Ce rapport montre que les femmes sont moins nombreuses que les hommes à avoir repris à plein temps en présentiel, ce qui présente plusieurs risques, dont une « réduction des opportunités de carrière », avec une déconnexion des réseaux professionnels, et un maintien des « différences de salaire ».
Selon la sociologue Gabrielle Schütz, les femmes sont en effet « plus demandeuses de télétravail que les hommes », pour plusieurs raisons, « d’ordre structurel’.
Elles ont « moins de marge de manœuvre dans la sphèrefamiliale » (plus de tâches ménagères à faire), mais aussi dans la sphère professionnelle (leurs emplois, moins hauts placés, sont moins flexibles en présentiel).
En télétravail, la productivité a également plus de chance d’être « invisibilisée », d’autant, insiste le HCE, que « la représentation du télétravail des femmes et en particulier des mères est perçue plus négativement que celui des hommes ».
Même constat dans le livre A distance.

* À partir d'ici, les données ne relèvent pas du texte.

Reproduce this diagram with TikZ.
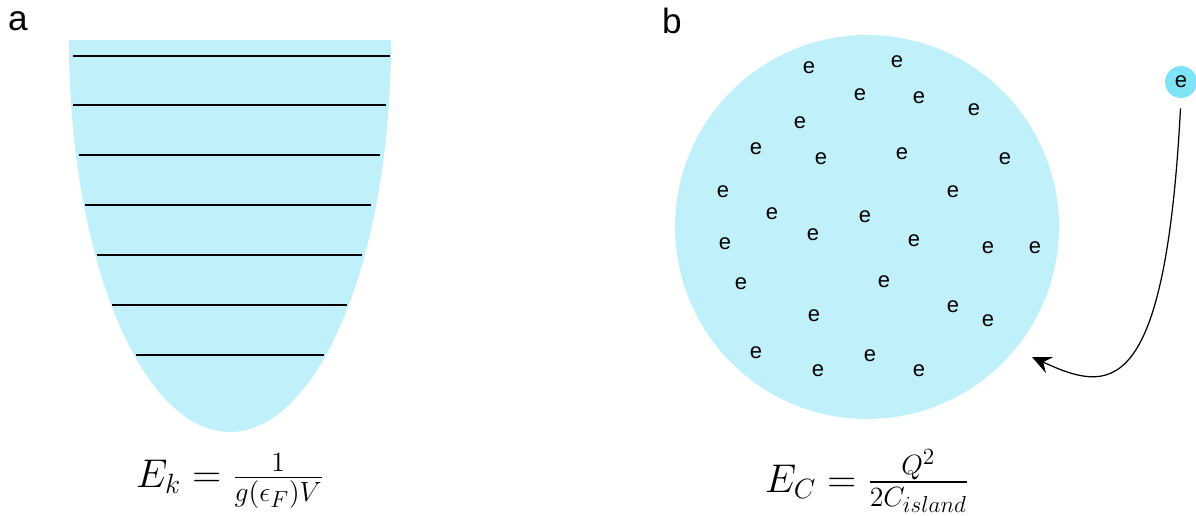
\documentclass[tikz,border=0pt]{standalone}
\usepackage{amsmath,amssymb}
\usepackage{fontspec}
\setsansfont{Liberation Sans}
\usetikzlibrary{arrows.meta}
\definecolor{island}{HTML}{C0F1FA}
\definecolor{freecol}{HTML}{7EE3F5}
\newcommand{\bigeq}[1]{\scalebox{1.1}{#1}}
\tikzset{
  level/.style={line width=1.2pt, line cap=butt},
  elec/.style={inner sep=0pt, font=\sffamily\fontsize{12.5}{15}\selectfont},
  panel/.style={inner sep=0pt, font=\sffamily\fontsize{20}{24}\selectfont},
  formula/.style={inner sep=0pt, font=\fontsize{20.74}{25}\selectfont},
}
\begin{document}
\begin{tikzpicture}[x=0.02cm, y=-0.02cm, line join=round]
\useasboundingbox (0,0) rectangle (1196,516);
\coordinate (T) at (230,41);
\coordinate (O) at (867,227);
\coordinate (land) at (1032,357);
\begin{scope}
\clip (60,41) rectangle (400,440);
\fill[island] (T) ellipse [x radius=161, y radius=391];
\end{scope}
\draw[level] (73,56) -- (390,56);
\draw[level] (73,105) -- (386,105);
\draw[level] (79,155) -- (380,155);
\draw[level] (85,205) -- (371,205);
\draw[level] (97,255) -- (362,255);
\draw[level] (112,305) -- (347,305);
\draw[level] (136,355) -- (324,355);
\fill[island] (O) circle [radius=192];
\foreach \px/\py [count=\i] in {809/68, 897/62, 860/95, 919/98, 974/110, 800/123,
  756/149, 821/159, 902/154, 1005/159, 723/192, 953/192, 772/214, 865/217,
  725/244, 813/235, 914/241, 988/248, 1035/248, 741/284, 884/282, 814/316,
  953/307, 988/321, 756/353, 870/356, 818/371, 919/371}
  \node[elec] (e\i) at (\px,\py) {e};
\node[elec, circle, fill=freecol, minimum size=0.64cm] (efree) at (1181,82) {e};
\draw[line width=0.7pt, -{Stealth[length=11pt, width=10pt, inset=4pt]}, shorten <=0.2cm]
  (efree.south) .. controls (1165,405) and (1108,392) .. (land);
\node[panel] (lbla) at (18,21) {a};
\node[panel] (lblb) at (672,21) {b};
\node[formula] (ek) at (230,481) {\bigeq{$E_k = \frac{1}{g(\epsilon_F)V}$}};
\node[formula] (ec) at (867,481) {\bigeq{$E_C = \frac{Q^2}{2C_{island}}$}};
\end{tikzpicture}
\end{document}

La révolution du télétravail(PUF) qui consacre un chapitre à ce sujet, sous le titre : « Femmes, acrobates du quotidien ».
On y apprend ainsi que ces dernières consacrent le temps gagné sur les transports grâce au télétravail, à la sphère familiale et aux tâches domestiques, alors que les hommes ont tendance à pratiquer un sport ou travailler davantage.
Pourtant, les avantages du télétravail sont nombreux.
Selon une étude de la Fondation Jean Jaurès sur les représentations associées au télétravail en Europe, les plus fréquemment cités sont l’autonomie, une meilleure gestion de la pression au travail, une meilleure conciliation vie pro -vie perso, une efficacité accrue et un plus grand épanouissement.
Une autre étude, de Gartner cette fois, montrait récemment que les télétravailleurs autonomes dans l’organisation de leur journée avaient deux fois plus de chances de rester dans leur entreprise que ceux qui ne peuvent pas décider de leurs horaires
Un argument de poids en ces temps de pénurie de personnel.
Encore faut-il aider ces télétravailleurs -et télétravailleuses -à tirer le meilleur du travail à distance sans reproduire, voire exacerber, les travers, les inégalités et les (mauvaises) habitudes de la vie de bureau.